By Kevin Robinson in News on Apr 5, 2007 3:30PM

2007_4_frank_lumpkin.jpgIn the latest round of skirmishes over power in this city, aldermanic candidates have seen the labor movement in Chicago flex it's muscle. In the 21st Ward, incumbent alderman Howard Brookins is being challenged by Leroy Jones, a community activist and member of SEIU Local 73 and UFCW Local 881 member Toni Foulkes is running against Felicia Simmons-Stovall for an open seat in the 15th Ward. In fact, this election cycle, more than any other in recent memory has been a lesson in the political power of organized labor, with high-profile candidates Pat Dowell (3rd) and Joann Thompson (16th), benefiting from the backing of Chicago unions. (It hasn't been all bread and roses, however, as not all unions are in agreement, splitting their support most notably in the 32nd and 50th Wards). And let's not forget Madeline Haithcock, who accepted a $1500 campaign contribution from the owners of the Congress Hotel, which has been locked in a bitter struggle with the hotel workers union for several years now. ("She is no better than a scab," Lars Negstad told the Sun-Times.) UNITE HERE has spent a lot of political action money smearing her name in the 2nd Ward in retaliation.

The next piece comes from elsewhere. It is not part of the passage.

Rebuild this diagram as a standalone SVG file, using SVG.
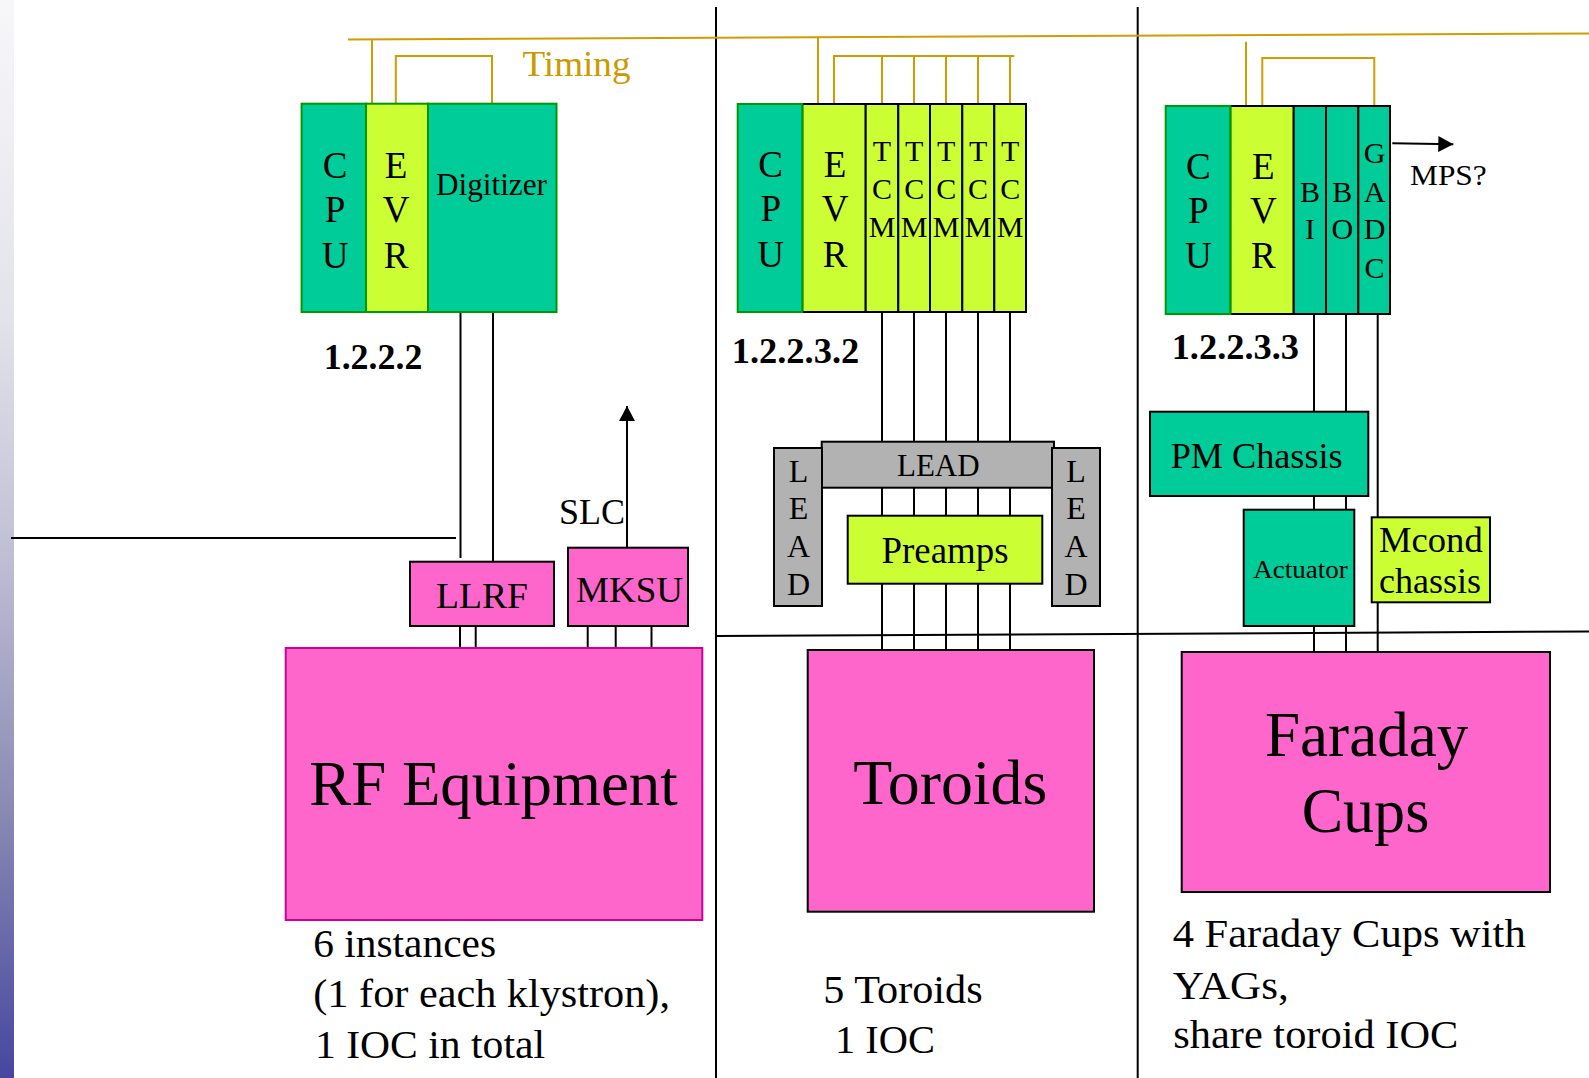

Mayor Daley hasn't been stayed out of the pissing match either, appearing with Shirley Coleman Tuesday at a ribbon-cutting ceremony for a city-subsidized Englewood residential development built by non-union workers, where she implied that unions are racist (something she has explicitly said in the past, telling the press "I'm accusing them of economic racism.") Many aldermen, both sitting and challenged, who have had to contend with the wrath of labor unions have accused unions of shutting minority workers out of job opportunities in the city. And while it is certainly true that the building trades unions have historically set high barriers to entry for workers that aren't white, the reaction to this of aldermen like Dorothy Tillman, Shirley Coleman, and Madeline Haithcock is equally shocking. "We can't send people to find a job in the unions so how dare they try to come into Englewood?" Coleman told the Tribune. "We are going to keep it affordable, and we would not be able to keep it affordable if it was all union."

In their rush to judgment (and re-election) it seems that aldermen like Coleman, Haithcock, Tillman, and George Cardenas (12th), (who told the Tribune that large donations from unions have become "one of the most outrageous things in terms of campaign finance.... People are concerned about the corruption of our democracy") have forgotten that the movement they condemn with blanket statements is the same one that fought for many of the civil rights that we take for granted today. Admittedly the construction unions are not well known for being progressive and color-blind. But the same economic policies that Daley and these aldermen are promoting in (and therefore around) the city, make it even harder for working families, especially households headed by women and people of color, to get by in the city. Rather than try and force the hand of the construction unions, exchanging lucrative development projects for easier access to union cards, they have taken the route of division and race-baiting. If the wards that are represented by these aldermen are so hard up for economic development, shouldn't their elected leaders be doing everything they can to bring residents the best job opportunities, with the highest wages and benefits possible? Now that good manufacturing jobs have been chased out of Chicago, and what's left of the manufacturing base is composed of shitty $9-an-hour non-union jobs in the suburbs, they drink the Kool-Aid of false choice that Daley and his big-business cronies are selling, telling ward residents with few good job options they can work at Wal-Mart, or remain unemployed. Let's hope that the winds of economic progress prevail on April 17.